Saltar a contenido

14. Error handling and troubleshooting

14.1 Execution error debugging

When a process execution exits with a non-zero exit status, Nextflow stops the workflow execution and reports the failing task:

Click the icons in the code for explanations.

ERROR ~ Error executing process > 'INDEX'

Caused by: # (1)!
  Process `INDEX` terminated with an error exit status (127)

Command executed: # (2)!

  salmon index --threads 1 -t transcriptome.fa -i index

Command exit status: # (3)!
  127

Command output: # (4)!
  (empty)

Command error: # (5)!
  .command.sh: line 2: salmon: command not found

Work dir: # (6)!
  /Users/pditommaso/work/0b/b59f362980defd7376ee0a75b41f62
  1. A description of the error cause
  2. The command executed
  3. The command exit status
  4. The command standard output, when available
  5. The command standard error
  6. The command work directory

Carefully review all error data as it can provide information valuable for debugging.

If this is not enough, cd into the task work directory. It contains all the files to replicate the issue in an isolated manner.

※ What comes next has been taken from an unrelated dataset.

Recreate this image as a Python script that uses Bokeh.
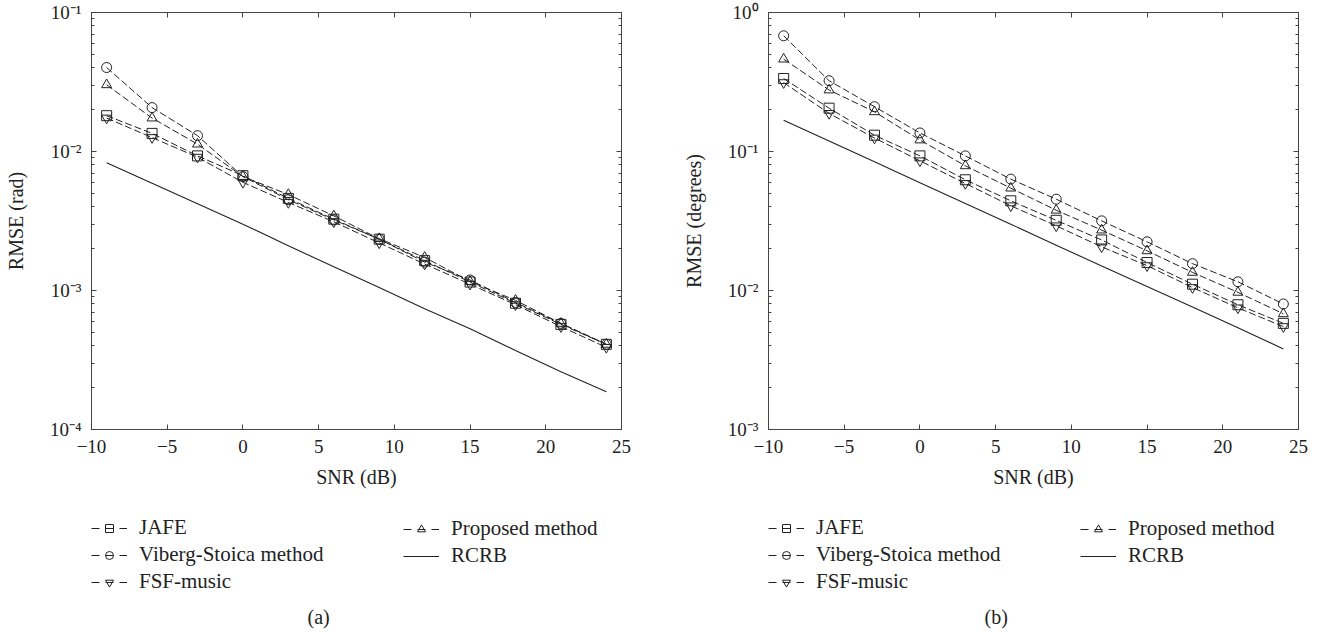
from bokeh.plotting import figure
from bokeh.models import (FixedTicker, LogAxis, LinearAxis, Legend, LegendItem, Label,
                          Range1d, CustomJSTickFormatter)
from bokeh.layouts import row, column
from bokeh.embed import file_html
from bokeh.resources import INLINE

# ---------------- data ----------------
snr = [-9, -6, -3, 0, 3, 6, 9, 12, 15, 18, 21, 24]

# (a) RMSE (rad)
a_jafe = [0.0181, 0.0135, 0.0093, 0.0067, 0.0046, 0.00326, 0.00234, 0.00164, 0.00115, 0.00081, 0.00057, 0.00041]
a_vs = [0.0402, 0.0207, 0.0130, 0.0066, 0.0045, 0.00322, 0.00234, 0.00160, 0.00119, 0.00082, 0.00058, 0.00041]
a_fsf = [0.0174, 0.0126, 0.0091, 0.0060, 0.0043, 0.00312, 0.00220, 0.00155, 0.00111, 0.00079, 0.00055, 0.00039]
a_prop = [0.0302, 0.0174, 0.0113, 0.0066, 0.0049, 0.00344, 0.00236, 0.00173, 0.00116, 0.00085, 0.00058, 0.00041]
a_rcrb = [0.0083, 0.0059, 0.0042, 0.0030, 0.0021, 0.00148, 0.00105, 0.00074, 0.00053, 0.00037, 0.00026, 0.000187]

# (b) RMSE (degrees)
b_jafe = [0.335, 0.205, 0.131, 0.093, 0.0626, 0.0442, 0.032, 0.0231, 0.0159, 0.0111, 0.0079, 0.0058]
b_vs = [0.68, 0.323, 0.21, 0.136, 0.093, 0.0633, 0.0454, 0.0317, 0.0224, 0.0156, 0.01155, 0.0080]
b_fsf = [0.313, 0.188, 0.125, 0.0857, 0.0589, 0.0407, 0.0292, 0.0206, 0.0151, 0.0105, 0.0075, 0.0055]
b_prop = [0.462, 0.277, 0.193, 0.121, 0.0789, 0.0545, 0.0378, 0.0272, 0.0193, 0.0135, 0.0097, 0.0068]
b_rcrb = [0.168, 0.119, 0.0843, 0.0597, 0.0423, 0.0300, 0.0212, 0.0150, 0.0107, 0.0076, 0.0054, 0.0038]

x_ticks = [-10, -5, 0, 5, 10, 15, 20, 25]
x_tick_labels = {-10: "\u221210", -5: "\u22125", 0: "0", 5: "5", 10: "10", 15: "15", 20: "20", 25: "25"}

series_names = ["JAFE", "Viberg-Stoica method", "FSF-music", "Proposed method", "RCRB"]
markers = ["square", "circle", "inverted_triangle", "triangle", None]

FONT = "Liberation Serif"
INK = "#222222"
AXC = "#444444"
DASH = "7 3"
LEG_DASH = "8 6"

SUP = {"-": "\u207b", "0": "\u2070", "1": "\u00b9", "2": "\u00b2", "3": "\u00b3", "4": "\u2074"}


def sup_label(e):
    return "10" + "".join(SUP[c] for c in str(e))


def make_panel(series, y_lo_exp, y_hi_exp, ylabel, bl, br):
    p = figure(frame_width=530, frame_height=417, x_axis_type="linear", y_axis_type="log",
               x_range=Range1d(-10, 25), y_range=Range1d(10 ** y_lo_exp, 10 ** y_hi_exp),
               output_backend="svg", toolbar_location=None,
               min_border_left=bl, min_border_right=br, min_border_top=12, min_border_bottom=71)
    p.xgrid.visible = False
    p.ygrid.visible = False
    p.outline_line_color = AXC
    p.outline_line_width = 1

    exps = list(range(y_lo_exp, y_hi_exp + 1))
    majors = [10.0 ** e for e in exps]
    minors = [m * 10.0 ** e for e in exps[:-1] for m in range(2, 10)]
    yt = FixedTicker(ticks=majors, minor_ticks=minors)
    xt = FixedTicker(ticks=x_ticks, minor_ticks=[])
    ylabels = {10.0 ** e: sup_label(e) for e in exps}

    for ax in (p.xaxis[0], p.yaxis[0]):
        ax.major_tick_in = 5
        ax.major_tick_out = 0
        ax.minor_tick_in = 3
        ax.minor_tick_out = 0
        ax.axis_line_color = AXC
        ax.major_tick_line_color = AXC
        ax.minor_tick_line_color = AXC
        ax.major_label_text_font = FONT
        ax.major_label_text_font_size = "19px"
        ax.major_label_text_color = INK
        ax.axis_label_text_font = FONT
        ax.axis_label_text_font_size = "20px"
        ax.axis_label_text_font_style = "normal"
        ax.axis_label_text_color = INK

    p.xaxis[0].ticker = xt
    p.xaxis[0].major_label_overrides = x_tick_labels
    p.xaxis[0].major_label_standoff = 10
    p.xaxis[0].axis_label = "SNR (dB)"
    p.xaxis[0].axis_label_standoff = 10

    p.yaxis[0].ticker = yt
    p.yaxis[0].major_label_overrides = ylabels
    p.yaxis[0].major_label_standoff = 10
    p.yaxis[0].axis_label = ylabel
    p.yaxis[0].axis_label_standoff = 20

    blank = CustomJSTickFormatter(code="return ''")
    top = LinearAxis(ticker=xt, formatter=blank, major_tick_in=5, major_tick_out=0,
                     minor_tick_in=0, minor_tick_out=0, major_label_standoff=0,
                     axis_line_color=AXC, major_tick_line_color=AXC)
    right = LogAxis(ticker=yt, formatter=blank, major_tick_in=5, major_tick_out=0,
                    minor_tick_in=3, minor_tick_out=0, major_label_standoff=0,
                    axis_line_color=AXC, major_tick_line_color=AXC, minor_tick_line_color=AXC)
    p.add_layout(top, "above")
    p.add_layout(right, "right")

    for vals, mk in zip(series, markers):
        if mk is None:
            p.line(snr, vals, line_color=INK, line_width=1.1)
        else:
            p.line(snr, vals, line_color=INK, line_width=1, line_dash=DASH)
            p.scatter(snr, vals, marker=mk, size=10, fill_color=None,
                      line_color=INK, line_width=1)
    return p


def make_legend_panel(series, caption, bl, br, width):
    """Legend + caption strip below a panel; the series are drawn off-view so that
    only the legend swatches show."""
    fw = width - bl - br
    top_pad = 15
    fh = 132 - top_pad
    x0 = 100  # view starts past the SNR data so the proxy lines stay hidden
    q = figure(frame_width=fw, frame_height=fh, x_range=Range1d(x0, x0 + fw),
               y_range=Range1d(0, fh), x_axis_type=None, y_axis_type=None,
               output_backend="svg", toolbar_location=None,
               min_border_left=bl, min_border_right=br, min_border_top=top_pad,
               min_border_bottom=0)
    q.xgrid.visible = False
    q.ygrid.visible = False
    q.outline_line_color = None
    items = []
    for name, vals, mk in zip(series_names, series, markers):
        if mk is None:
            ln = q.line(snr, vals, line_color=INK, line_width=1.1)
            items.append(LegendItem(label=name, renderers=[ln]))
        else:
            ln = q.line(snr, vals, line_color=INK, line_width=1, line_dash=LEG_DASH)
            sc = q.scatter(snr, vals, marker=mk, size=8, fill_color=None,
                           line_color=INK, line_width=1)
            items.append(LegendItem(label=name, renderers=[ln, sc]))

    common = dict(label_text_font=FONT, label_text_font_size="21px", label_text_color=INK,
                  glyph_width=36, glyph_height=20, label_height=20, label_standoff=12,
                  spacing=2, padding=0, margin=0, border_line_color=None,
                  background_fill_alpha=0, orientation="vertical")
    leg1 = Legend(items=items[:3], location="top_left", **common)
    leg2 = Legend(items=items[3:], location=(312, fh - 53), **common)
    q.add_layout(leg1, "center")
    q.add_layout(leg2, "center")
    cap = Label(x=x0 + 216, y=fh - 101, text=caption,
                text_font=FONT, text_font_size="20px", text_color=INK,
                text_baseline="middle", text_align="left")
    q.add_layout(cap)
    return q


sa = [a_jafe, a_vs, a_fsf, a_prop, a_rcrb]
sb = [b_jafe, b_vs, b_fsf, b_prop, b_rcrb]
pa = make_panel(sa, -4, -1, "RMSE (rad)", 91, 45)
pb = make_panel(sb, -3, 0, "RMSE (degrees)", 102, 35)
la = make_legend_panel(sa, "(a)", 91, 45, 666)
lb = make_legend_panel(sb, "(b)", 102, 35, 667)

layout = row(column(pa, la), column(pb, lb))
open("out.html", "w").write(file_html(layout, INLINE))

The task execution directory contains these files:

  • .command.sh: The command script.
  • .command.run: The command wrapped used to run the task.
  • .command.out: The complete task standard output.
  • .command.err: The complete task standard error.
  • .command.log: The wrapper execution output.
  • .command.begin: Sentinel file created as soon as the task is launched.
  • .exitcode: A file containing the task exit code.
  • Task input files (symlinks)
  • Task output files

Verify that the .command.sh file contains the expected command and all variables are correctly resolved.

Also verify the existence of the .exitcode and .command.begin files, which if absent, suggest the task was never executed by the subsystem (e.g. the batch scheduler). If the .command.begin file exists, the task was launched but was likely killed abruptly.

You can replicate the failing execution using the command bash .command.run to verify the cause of the error.

14.2 Ignore errors

There are cases in which a process error may be expected and it should not stop the overall workflow execution.

To handle this use case, set the process errorStrategy to ignore:

snippet.nf
1
2
3
4
5
6
7
8
process FOO {
    errorStrategy 'ignore'

    script:
    """
    your_command --this --that
    """
}

If you want to ignore any error you can set the same directive in the config file as a default setting:

process.errorStrategy = 'ignore'

14.3 Automatic error fail-over

In rare cases, errors may be caused by transient conditions. In this situation, an effective strategy is re-executing the failing task.

snippet.nf
1
2
3
4
5
6
7
8
process FOO {
    errorStrategy 'retry'

    script:
    """
    your_command --this --that
    """
}

Using the retry error strategy the task is re-executed a second time if it returns a non-zero exit status before stopping the complete workflow execution.

The directive maxRetries can be used to set the number of attempts the task can be re-executed before declaring it failed with an error condition.

14.4 Retry with backoff

There are cases in which the required execution resources may be temporarily unavailable (e.g. network congestion). In these cases simply re-executing the same task will likely result in an identical error. A retry with an exponential backoff delay can better recover these error conditions.

snippet.nf
1
2
3
4
5
6
7
8
9
process FOO {
    errorStrategy { sleep(Math.pow(2, task.attempt) * 200 as long); return 'retry' }
    maxRetries 5

    script:
    '''
    your_command --here
    '''
}

14.5 Dynamic resources allocation

It’s a very common scenario that different instances of the same process may have very different needs in terms of computing resources. In such situations requesting, for example, an amount of memory too low will cause some tasks to fail. Instead, using a higher limit that fits all the tasks in your execution could significantly decrease the execution priority of your job in a scheduling system.

To handle this use case, you can use a retry error strategy and increase the computing resources allocated by the task at each successive attempt.

snippet.nf
process FOO {
    cpus 4
    memory { 2.GB * task.attempt } // (1)!
    time { 1.hour * task.attempt } // (2)!
    errorStrategy { task.exitStatus == 140 ? 'retry' : 'terminate' } // (3)!
    maxRetries 3 // (4)!

    script:
    """
    your_command --cpus $task.cpus --mem $task.memory
    """
}
  1. The memory is defined in a dynamic manner, the first attempt is 2 GB, the second 4 GB, and so on.
  2. The wall execution time is set dynamically as well, the first execution attempt is set to 1 hour, the second 2 hours, and so on.
  3. If the task returns an exit status equal to 140 it will set the error strategy to retry otherwise it will terminate the execution.
  4. It will retry the process execution up to three times.